Everton's Ayegbeni Yakubu in action. Picture: Colin Lane

DAVID MOYES returned to the scene of his first Everton away game five-and-a-half years on and while the verdict was the same – another victory for his side – the manner in which it was achieved was very different.

Back in 2002, Everton executed a smash-and-grab 4-3 raid on a mad March afternoon, while yesterday they showed their pedigree to cruise to a 2-0 success which was efficient if not spectacular and kept their opponents at arm’s length.

Derby manager Billy Davies is one of Moyes’s oldest friends in football. The pair have been pals since they first played in the same Glasgow county teams as schoolboys.

Moyes signed for Celtic and Davies for Rangers but they’ve followed similar paths since, sharing a car for two years when they travelled to play for Dunfermline Athletic and both going on to manage Preston North End before realising their Premier League managerial aspirations elsewhere.

In that first away outing for Moyes, his side defeated a Derby outfit who were already on their third manager of the season.

The result proved pivotal in Everton’s revival that term, ensuring they stayed clear of relegation danger, but ultimately the Rams were doomed.

Much has changed since then.

Billy Davies, the Rams’ sixth manager since they were demoted, has got the club back in the top flight, succeeding where his predecessors had failed following half a decade of chopping and changing which saw the East Midlands outfit flirt with relegation to English football’s third tier amid a series of upheavals both on and off the pitch.

Moyes, in contrast, who is now Everton’s longest-serving manager of the past 20 years, has steadily assembled a group of players that he declared last week are the best he’s had since he came to the club – including the group that finished fourth in the Premier League in 2005.

Although an up-and-down start to the season saw Everton go into this match just inside the bottom half of the table after four defeats in their last five Premier League games, they are now just four points adrift of a top-six spot.

Instead of looking over their shoulders and fearing the drop as happened in too many Premier League seasons before Moyes’ arrival, Everton are sitting pretty in Europe as early leaders in Uefa Cup Group A, and if they can avoid a nightmare at Luton Town on Halloween night this Wednesday, they will have progressed to the last eight of a cup competition for the first time in the Scot’s reign.

But Moyes is still hopeful that there’s still much more to come, as he conceded on Friday that he believes Everton should be doing even better.

One of his blueprints for success when taking the job was a desire to bring in more young, hungry players who could play effectively in the high-energy style that both Moyes and the Evertonians demand.
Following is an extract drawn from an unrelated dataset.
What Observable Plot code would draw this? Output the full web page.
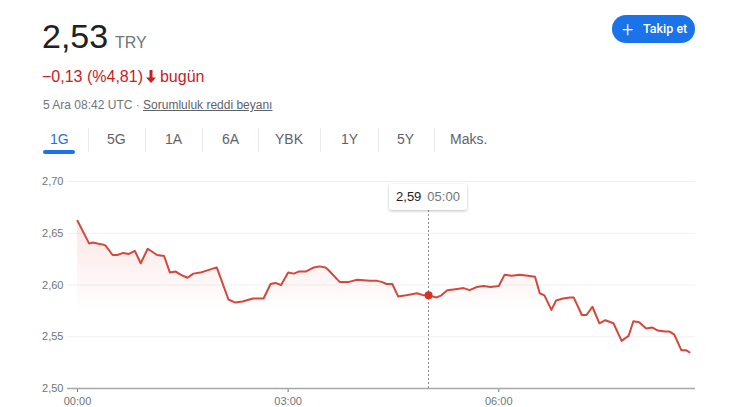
<!DOCTYPE html>
<html>
<head>
<meta charset="utf-8">
<script src="https://cdn.jsdelivr.net/npm/d3@7"></script>
<script src="https://cdn.jsdelivr.net/npm/@observablehq/plot@0.6"></script>
<style>
  html, body { margin: 0; padding: 0; background: #fff; }
  body { width: 751px; height: 407px; position: relative; overflow: hidden; font-family: Arial, "Liberation Sans", sans-serif; }
  .abs { position: absolute; white-space: nowrap; }
  #price { left: 42px; top: 16px; font-size: 34px; color: #202124; line-height: 40px; }
  #cur { left: 115px; top: 33px; font-size: 16px; color: #70757a; line-height: 20px; }
  #change { left: 42px; top: 67px; font-size: 16px; color: #c5221f; line-height: 20px; }
  #change svg { vertical-align: -1px; margin: 0 3px 0 2px; }
  #meta { left: 43px; top: 98px; font-size: 12px; color: #70757a; line-height: 14px; }
  #meta u { color: #5f6368; }
  .tab { top: 131px; font-size: 14px; color: #5f6368; line-height: 16px; }
  .tab.active { color: #1a73e8; }
  .sep { top: 128px; width: 1px; height: 24px; background: #e8eaed; }
  #underline { left: 43px; top: 150px; width: 32px; height: 4px; border-radius: 2px; background: #1a73e8; }
  #btn { left: 612px; top: 15px; width: 83px; height: 28px; border-radius: 14px; background: #1a73e8; color: #fff; font-size: 12.5px; line-height: 28px; font-family: Roboto, Arial, sans-serif; }
  #btn .plus { position: absolute; left: 10px; top: 0; font-size: 20px; font-weight: 300; }
  #btn .lbl { position: absolute; left: 31px; top: 0; font-weight: 500; }
  #chart { position: absolute; left: 0; top: 165px; }
  #tip { top: 184px; height: 26px; background: #fff; box-shadow: 0 1px 3px rgba(0,0,0,0.25); border-radius: 2px; font-size: 13px; line-height: 26px; padding: 0 7px; }
  #tip .v { color: #202124; }
  #tip .t { color: #70757a; margin-left: 6px; }
</style>
</head>
<body>
<div id="price" class="abs"></div>
<div id="cur" class="abs"></div>
<div id="change" class="abs"></div>
<div id="meta" class="abs"></div>
<div id="underline" class="abs"></div>
<div id="btn" class="abs"><span class="plus">+</span><span class="lbl"></span></div>
<div id="chart"></div>
<script>
// ---- data ----
const times = ["00:00","00:10","00:13","00:17","00:22","00:24","00:30","00:34","00:39","00:44","00:49","00:54","01:00","01:08","01:14","01:19","01:24","01:28","01:34","01:39","01:45","01:59","02:09","02:15","02:21","02:30","02:39","02:45","02:49","02:54","03:00","03:05","03:09","03:15","03:22","03:27","03:32","03:34","03:44","03:52","03:59","04:10","04:16","04:20","04:24","04:29","04:34","04:41","04:50","04:56","05:00","05:07","05:11","05:16","05:23","05:30","05:35","05:41","05:47","05:53","06:00","06:05","06:11","06:18","06:25","06:31","06:35","06:39","06:45","06:49","06:55","07:01","07:04","07:11","07:15","07:20","07:26","07:31","07:38","07:45","07:51","07:55","08:00","08:06","08:11","08:16","08:22","08:26","08:30","08:36","08:40","08:43"];
const values = [2.662,2.640,2.641,2.640,2.639,2.638,2.629,2.629,2.631,2.630,2.633,2.621,2.635,2.629,2.628,2.612,2.613,2.610,2.607,2.611,2.612,2.617,2.586,2.583,2.584,2.587,2.587,2.601,2.602,2.600,2.612,2.611,2.613,2.613,2.617,2.618,2.617,2.615,2.603,2.603,2.605,2.604,2.604,2.603,2.601,2.601,2.589,2.590,2.592,2.590,2.590,2.588,2.590,2.595,2.596,2.597,2.595,2.598,2.599,2.598,2.599,2.610,2.609,2.610,2.609,2.608,2.592,2.590,2.576,2.585,2.587,2.588,2.588,2.571,2.571,2.579,2.563,2.566,2.563,2.546,2.551,2.565,2.564,2.558,2.559,2.556,2.555,2.555,2.552,2.537,2.537,2.535];
const yDomain = [2.50, 2.70];
const yTicks = [2.50, 2.55, 2.60, 2.65, 2.70];
const xTicks = ["00:00", "03:00", "06:00"];
const hoverTime = "05:00";
const hoverValue = 2.590;
const hoverLabel = "2,59";
const tabs = ["1G", "5G", "1A", "6A", "YBK", "1Y", "5Y", "Maks."];
const headerPrice = "2,53";
const headerCurrency = "TRY";
const headerChange = "−0,13 (%4,81)";
const headerToday = "bugün";
const metaText = "5 Ara 08:42 UTC · ";
const metaLink = "Sorumluluk reddi beyanı";
const buttonText = "Takip et";

// ---- header ----
document.getElementById("price").textContent = headerPrice;
document.getElementById("cur").textContent = headerCurrency;
document.getElementById("change").innerHTML = headerChange +
  '<svg width="12" height="13" viewBox="0 0 12 13"><path d="M4.5 0h3v7.5h3.5L6 13 1 7.5h3.5z" fill="#c5221f"/></svg>' + headerToday;
document.getElementById("meta").innerHTML = metaText + "<u>" + metaLink + "</u>";
document.querySelector("#btn .lbl").textContent = buttonText;

const tabX = [50, 107, 165, 222, 275, 341, 397, 450];
const sepX = [88, 145, 202, 258, 320, 378, 434];
tabs.forEach((t, i) => {
  const d = document.createElement("div");
  d.className = "abs tab" + (i === 0 ? " active" : "");
  d.style.left = tabX[i] + "px";
  d.textContent = t;
  document.body.appendChild(d);
});
sepX.forEach(x => {
  const d = document.createElement("div");
  d.className = "abs sep";
  d.style.left = x + "px";
  document.body.appendChild(d);
});

// ---- chart ----
const toDate = s => { const [h, m] = s.split(":").map(Number); return new Date(Date.UTC(2022, 11, 5, h, m)); };
const data = times.map((t, i) => ({date: toDate(t), value: values[i]}));
const fmt = v => v.toFixed(2).replace(".", ",");

const chart = Plot.plot({
  width: 751,
  height: 242,
  marginLeft: 67,
  marginRight: 56,
  marginTop: 16,
  marginBottom: 19,
  style: {fontFamily: "Arial, 'Liberation Sans', sans-serif", fontSize: "11px", color: "#70757a", background: "transparent", overflow: "visible"},
  x: {type: "utc", domain: [data[0].date, data[data.length - 1].date], insetLeft: 10, insetRight: 6,
      ticks: xTicks.map(toDate), tickFormat: d3.utcFormat("%H:%M"), tickSize: 4, tickPadding: 5, label: null},
  y: {domain: yDomain, ticks: yTicks, tickFormat: fmt, tickSize: 0, tickPadding: 4, label: null},
  marks: [
    Plot.ruleY(yTicks, {stroke: "#eef0f2", strokeWidth: 1}),
    Plot.areaY(data, {x: "date", y1: () => yDomain[0], y2: "value", fill: "url(#fade)"}),
    Plot.ruleY([yDomain[0]], {stroke: "#a8a8a8", strokeWidth: 1.5}),
    Plot.ruleX([toDate(hoverTime)], {stroke: "#8a8a8a", strokeWidth: 1, strokeDasharray: "2,2", insetTop: 29}),
    Plot.lineY(data, {x: "date", y: "value", stroke: "#d6463b", strokeWidth: 2, strokeLinejoin: "round"}),
    Plot.dot([{date: toDate(hoverTime), value: hoverValue}], {x: "date", y: "value", r: 4, fill: "#d93025", stroke: "none"})
  ]
});

const svg = d3.select(chart);
const defs = svg.insert("defs", ":first-child");
const grad = defs.append("linearGradient").attr("id", "fade").attr("x1", 0).attr("y1", 0).attr("x2", 0).attr("y2", 1);
grad.append("stop").attr("offset", "0%").attr("stop-color", "#ea4335").attr("stop-opacity", 0.13);
grad.append("stop").attr("offset", "55%").attr("stop-color", "#ea4335").attr("stop-opacity", 0);
document.getElementById("chart").appendChild(chart);

// tooltip positioned with the library's x scale
const cx = chart.scale("x").apply(toDate(hoverTime));
const tip = document.createElement("div");
tip.id = "tip";
tip.className = "abs";
tip.innerHTML = '<span class="v">' + hoverLabel + '</span><span class="t">' + hoverTime + '</span>';
document.body.appendChild(tip);
tip.style.left = (cx - tip.offsetWidth / 2) + "px";
</script>
</body>
</html>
For the most part this has now been achieved with a fresh look to the squad, as opposed to old stagers that characterised the Walter Smith era. Nine of the 11 players that started for the visitors yesterday were Moyes signings.

Those who were already at Goodison when Moyes took over – Lee Carsley and Leon Osman – incidentally both have Derby connections, with the former starting his career at the Rams and the latter at the time still waiting for a first-team breakthrough which would only come after a loan spell at Pride Park in 2004.

Moyes made two changes to the side which defeated Larissa 3-1 on Thursday, with Phil Jagielka replacing suspended right-back Tony Hibbert and record signing Ayegbeni Yakubu restored up front for James McFadden, who dropped to the bench.